Hal yang berbeda jika, ia seorang jamaah yang sama sekali tidak ke Mina dan karena itu meninggalkan ibadah yang dianjurkan seperti melempar jumrah, maka terkena padanya wajib dam. Hal ini karena ia telah meninggalkan salah satu kewajiban dari rangkaian ibadah haji. Dalam HPT Jilid III disebutkan bahwa salah satu yang menyebabkan wajibnya dam/hadyu adalah meninggalkan satu kewajiban haji seperti melempar jumrah, ihram dari miqat, mabit di Muzdalifah, mabit di Mina atau tawaf wadak. Ketentuan ini berdasakan pada al-Baqarah ayat 196,
وَاَتِمُّوا الْحَجَّ وَالْعُمْرَةَ لِلّٰهِ ۗ فَاِنْ اُحْصِرْتُمْ فَمَا اسْتَيْسَرَ مِنَ الْهَدْيِ…

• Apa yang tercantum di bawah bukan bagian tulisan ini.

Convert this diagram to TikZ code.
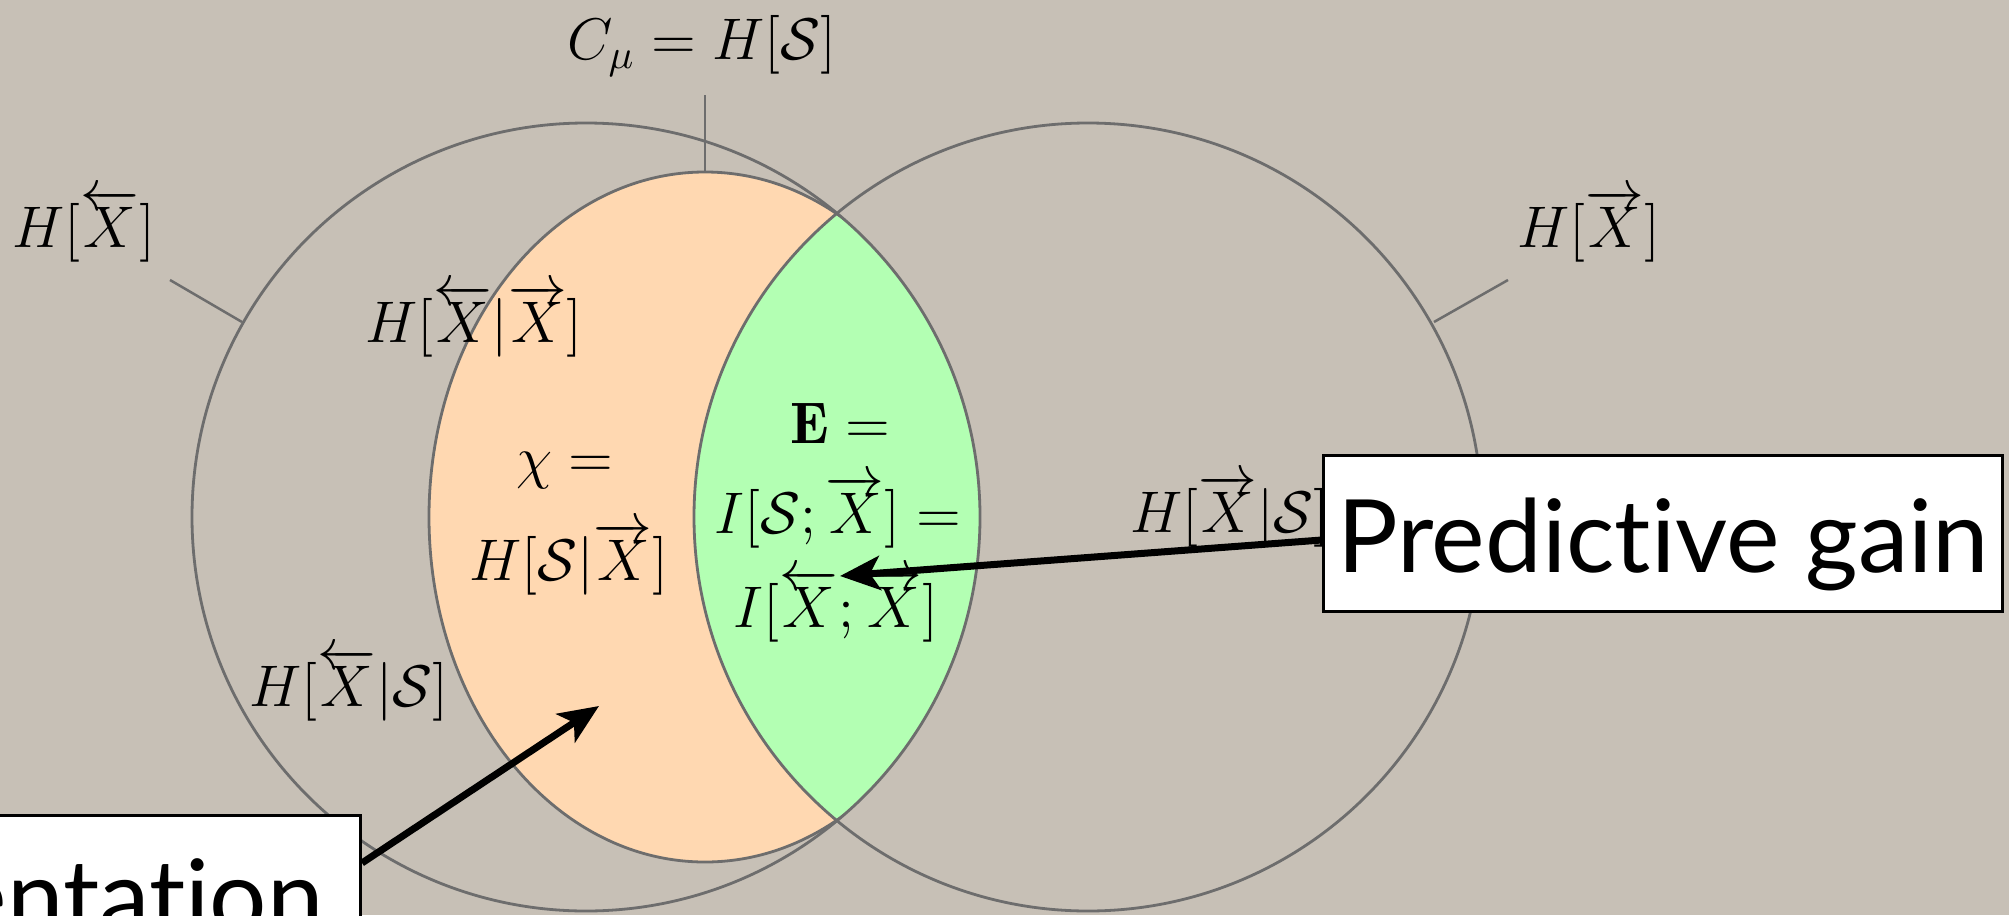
\documentclass[tikz,border=0pt]{standalone}
\usepackage{fix-cm}
\usepackage{fontspec}
\newfontfamily\lato[Ligatures=NoCommon]{Lato}
\usetikzlibrary{arrows.meta}
\definecolor{bg}{HTML}{C7C0B6}
\definecolor{peach}{HTML}{FFD8B1}
\definecolor{mint}{HTML}{B3FFB3}
\definecolor{outl}{HTML}{6D6D6D}
\begin{document}
\begin{tikzpicture}[x=0.01cm,y=-0.01cm,
  ml/.style={font=\fontsize{16.7}{20}\selectfont, inner sep=0pt, anchor=base},
  outline/.style={draw=outl, line width=0.028cm},
  tickline/.style={draw=outl, line width=0.025cm},
  arr/.style={draw=black, line width=0.07cm, -{Stealth[length=0.4cm,width=0.34cm,inset=0.1cm]}},
  labelbox/.style={draw=black, fill=white, line width=0.03cm, font=\lato\fontsize{28.8}{34}\selectfont, inner ysep=0pt, text height=1.16cm, text depth=0.39cm}]
\useasboundingbox (0,0) rectangle (2009,915);
\fill[bg] (0,0) rectangle (2009,915);
% regions (kept inside the left circle)
\begin{scope}
  \clip (586,517) circle [radius=394];
  \fill[peach] (705,517) ellipse [x radius=276, y radius=345];
  \begin{scope}
    \clip (705,517) ellipse [x radius=276, y radius=345];
    \fill[mint] (1088,517) circle [radius=394];
  \end{scope}
  \draw[outline] (705,517) ellipse [x radius=276, y radius=345];
\end{scope}
% outlines
\draw[outline] (586,517) circle [radius=394];
\draw[outline] (1088,517) circle [radius=394];
% labels
\node[ml] (cmu) at (702,60) {$C_\mu = H[\mathcal{S}]$};
\node[ml] (hpast) at (84,247) {$H[\overleftarrow{X}]$};
\node[ml] (hfut) at (1589,247) {$H[\overrightarrow{X}]$};
\node[ml] (hpf) at (474,342) {$H[\overleftarrow{X}|\overrightarrow{X}]$};
\node[ml] (chi1) at (565,477) {$\chi =$};
\node[ml] (chi2) at (569,580) {$H[\mathcal{S}|\overrightarrow{X}]$};
\node[ml] (e1) at (840,443) {$\mathbf{E} =$};
\node[ml] (e2) at (838,533) {$I[\mathcal{S};\overrightarrow{X}] =$};
\node[ml] (e3) at (836,627) {$I[\overleftarrow{X};\overrightarrow{X}]$};
\node[ml] (hps) at (349,706) {$H[\overleftarrow{X}|\mathcal{S}]$};
\node[ml] (hfs) at (1230,532) {$H[\overrightarrow{X}|\mathcal{S}]$};
% ticks
\coordinate (cmuA) at (705,95);
\coordinate (cmuB) at (705,173);
\coordinate (lpA) at (170,280);
\coordinate (lpB) at (242,322);
\coordinate (rfA) at (1508,280);
\coordinate (rfB) at (1434,322);
\draw[tickline] (cmuA) -- (cmuB);
\draw[tickline] (lpA) -- (lpB);
\draw[tickline] (rfA) -- (rfB);
% boxes
\node[labelbox, anchor=base west, minimum width=6.79cm, inner xsep=0pt] (pg) at (1322,572) {Predictive gain};
\node[labelbox, anchor=base east, inner xsep=0.37cm] (rep) at (362,932) {Representation};
% arrows
\coordinate (etip) at (840,576);
\coordinate (chitip) at (599,706);
\draw[arr] ([yshift=0.32cm]pg.base west) -- (etip);
\draw[arr] ([yshift=0.69cm]rep.base east) -- (chitip);
\end{tikzpicture}
\end{document}
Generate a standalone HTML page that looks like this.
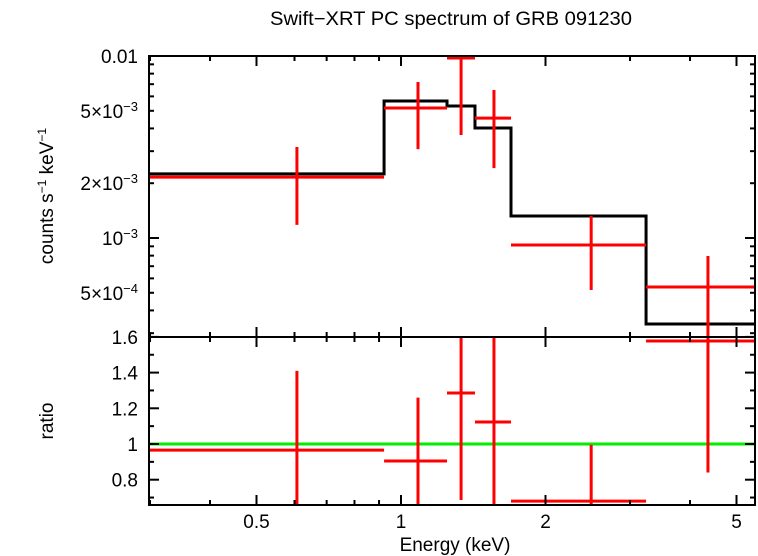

Sempurnakanlah ibadah haji dan umrah karena Allah. Akan tetapi, jika kamu terkepung (oleh musuh), (sembelihlah) hadyu) yang mudah…
Kesimpulan:
Pertama, pada prinsipnya, ibadah yang dituntunkan dalam haji adalah mabit di Mina setelah dari Muzdalifah dan melempar jumrah serta melaksanakan ibadah-ibadah selanjutnya;
Kedua, Tanazul diperbolehkan, bagi jamaah yang memiliki uzur syar‘i, baik terkait kondisi fisik, seperti risiko sakit, lansia, difabel dan lansia, maupun uzur yang berkenaan dengan keadaan tempat dan kondisi pelaksanaan. Kebolehan tanazul ini didasari atas prinsip kemudahan, pemeliharaan agama, dan penjagaan jiwa;
Ketiga, Tanazul yang dimaksud di sini adalah pulang-balik dari Mina ke Hotel di sela-sela melaksanakan ibadah di Mina. Sehingga, hakikatnya ketika melakukan tanazul, bukan berarti sama sekali tidak di Mina dan tidak mengerjakan ibadah selama di mina;
Keempat, bagi jamaah yang bertanazul dan ketika waktu melempar jumrah ia berada di tenda Mina, dan mewakilkan pada jamaah lain, maka ia tidak dikenai dam;
Kelima, jamaah haji yang sama sekali berhalangan ke Mina dan tidak melaksanakan ibadah yang disyariatkan di Mina, maka ia dikenai dam, karena telah meninggalkan salah satu kewajiban haji.